▸ **REQUIRED WORK**:
Copy all the material below, exactly as it stands.

___ SUPPLIED MATERIAL ___

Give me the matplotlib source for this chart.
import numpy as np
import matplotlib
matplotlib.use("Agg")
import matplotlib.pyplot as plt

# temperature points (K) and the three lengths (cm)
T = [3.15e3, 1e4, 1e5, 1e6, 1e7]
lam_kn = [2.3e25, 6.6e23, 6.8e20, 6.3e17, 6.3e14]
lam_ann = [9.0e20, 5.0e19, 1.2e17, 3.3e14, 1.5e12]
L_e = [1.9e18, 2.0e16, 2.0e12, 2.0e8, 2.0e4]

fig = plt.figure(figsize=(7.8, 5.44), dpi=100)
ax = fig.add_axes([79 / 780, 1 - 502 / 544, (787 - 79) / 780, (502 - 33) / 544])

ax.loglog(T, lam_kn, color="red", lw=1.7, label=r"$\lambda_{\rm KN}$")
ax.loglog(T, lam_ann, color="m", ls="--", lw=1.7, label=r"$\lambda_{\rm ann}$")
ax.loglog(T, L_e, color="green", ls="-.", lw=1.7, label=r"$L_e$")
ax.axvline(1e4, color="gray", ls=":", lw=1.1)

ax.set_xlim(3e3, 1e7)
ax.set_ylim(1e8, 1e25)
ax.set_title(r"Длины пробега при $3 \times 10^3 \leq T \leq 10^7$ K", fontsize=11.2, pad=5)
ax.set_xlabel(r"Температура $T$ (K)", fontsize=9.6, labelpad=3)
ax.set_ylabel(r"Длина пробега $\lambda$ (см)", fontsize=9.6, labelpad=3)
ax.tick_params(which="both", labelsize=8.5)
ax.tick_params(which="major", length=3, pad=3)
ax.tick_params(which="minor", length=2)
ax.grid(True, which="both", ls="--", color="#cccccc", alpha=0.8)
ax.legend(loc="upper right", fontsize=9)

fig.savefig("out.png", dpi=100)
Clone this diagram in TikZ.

___

▸ **RESPONSE TO THIS TASK**:
Give me the matplotlib source for this chart.
import numpy as np
import matplotlib
matplotlib.use("Agg")
import matplotlib.pyplot as plt

# temperature points (K) and the three lengths (cm)
T = [3.15e3, 1e4, 1e5, 1e6, 1e7]
lam_kn = [2.3e25, 6.6e23, 6.8e20, 6.3e17, 6.3e14]
lam_ann = [9.0e20, 5.0e19, 1.2e17, 3.3e14, 1.5e12]
L_e = [1.9e18, 2.0e16, 2.0e12, 2.0e8, 2.0e4]

fig = plt.figure(figsize=(7.8, 5.44), dpi=100)
ax = fig.add_axes([79 / 780, 1 - 502 / 544, (787 - 79) / 780, (502 - 33) / 544])

ax.loglog(T, lam_kn, color="red", lw=1.7, label=r"$\lambda_{\rm KN}$")
ax.loglog(T, lam_ann, color="m", ls="--", lw=1.7, label=r"$\lambda_{\rm ann}$")
ax.loglog(T, L_e, color="green", ls="-.", lw=1.7, label=r"$L_e$")
ax.axvline(1e4, color="gray", ls=":", lw=1.1)

ax.set_xlim(3e3, 1e7)
ax.set_ylim(1e8, 1e25)
ax.set_title(r"Длины пробега при $3 \times 10^3 \leq T \leq 10^7$ K", fontsize=11.2, pad=5)
ax.set_xlabel(r"Температура $T$ (K)", fontsize=9.6, labelpad=3)
ax.set_ylabel(r"Длина пробега $\lambda$ (см)", fontsize=9.6, labelpad=3)
ax.tick_params(which="both", labelsize=8.5)
ax.tick_params(which="major", length=3, pad=3)
ax.tick_params(which="minor", length=2)
ax.grid(True, which="both", ls="--", color="#cccccc", alpha=0.8)
ax.legend(loc="upper right", fontsize=9)

fig.savefig("out.png", dpi=100)
Clone this diagram in TikZ.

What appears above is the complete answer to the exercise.